Ce rapprochement est une bonne chose qui permettra en outre de consolider l’offre française à l’export : « AREVA NP intervient sur 330 réacteurs à travers le monde » rappelle Bernard Fontana, Directeur général délégué d’AREVA NP.
Le nouvel AREVA s’articule autour de cinq activités : les services au réacteur, l’équipement, le combustible, le contrôle commande et les grands projets. « L’ensemble sera soutenu par une direction technique ingénierie qui soutiendra les grands programmes autour de l’EPR NM ».
Forte de 15 000 collaborateurs, AREVA NP sera également un atout à l’export.
Hinkley Point : une opportunité à saisir
Xavier Ursat en est convaincu, le marché intérieur ne sera pas suffisant pour maintenir le leadership de la filière française. Il faut donc que « l’équipe de France » parte à la conquête de marchés extérieurs. « Je ne crois que l’on puisse être demain un grand acteur du nucléaire en étant uniquement présent dans un seul pays » analyse M. Ursat.
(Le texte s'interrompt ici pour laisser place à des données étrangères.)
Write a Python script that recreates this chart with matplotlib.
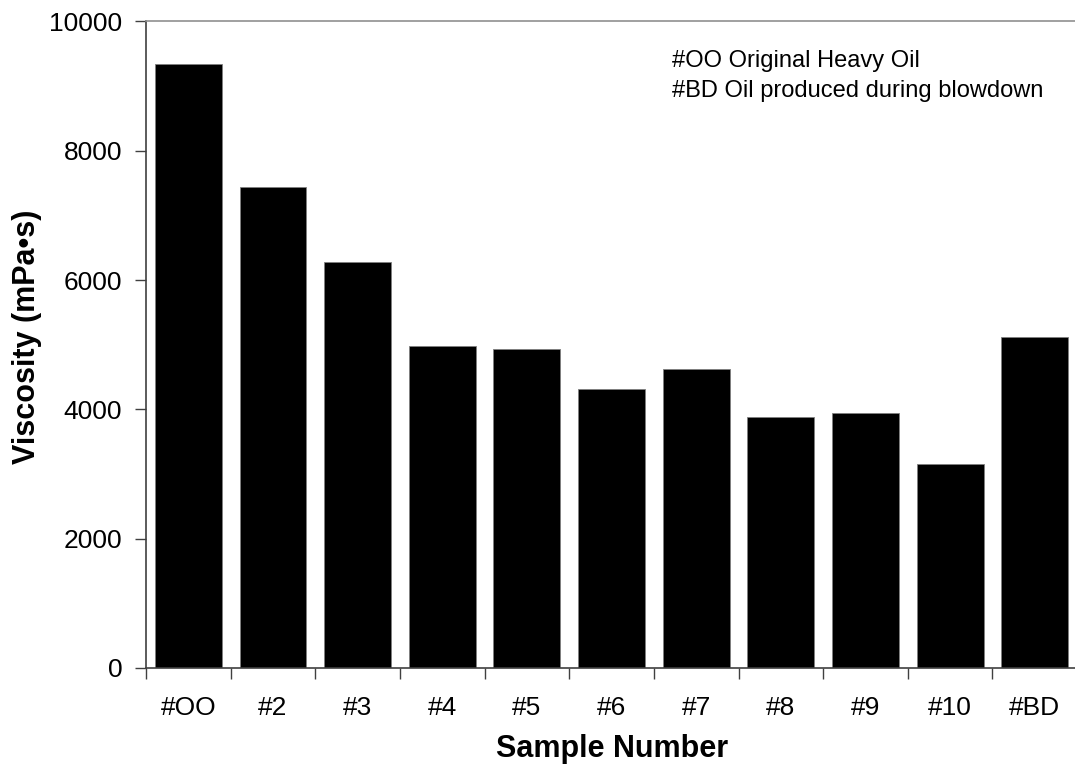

La stratégie d’EDF, devenu chef de file de la filière, est d’exporter le savoir-faire et donc de mener à bien le projet de construction de deux réacteurs EPR sur le site britannique de Hinkley Point et plus largement, de s’investir dans le programme de rénovation du parc nucléaire outre-Manche. « Une opportunité exceptionnelle. EDF est extrêmement engagée pour aller au plus vite à la signature de la décision d’investissement d’Hinkley Point C. Ce projet est une carte de visite extraordinaire pour aller sur d’autres marchés : l’Inde, l’Afrique du Sud, et certains pays de l’Est » souligne Xavier Ursat.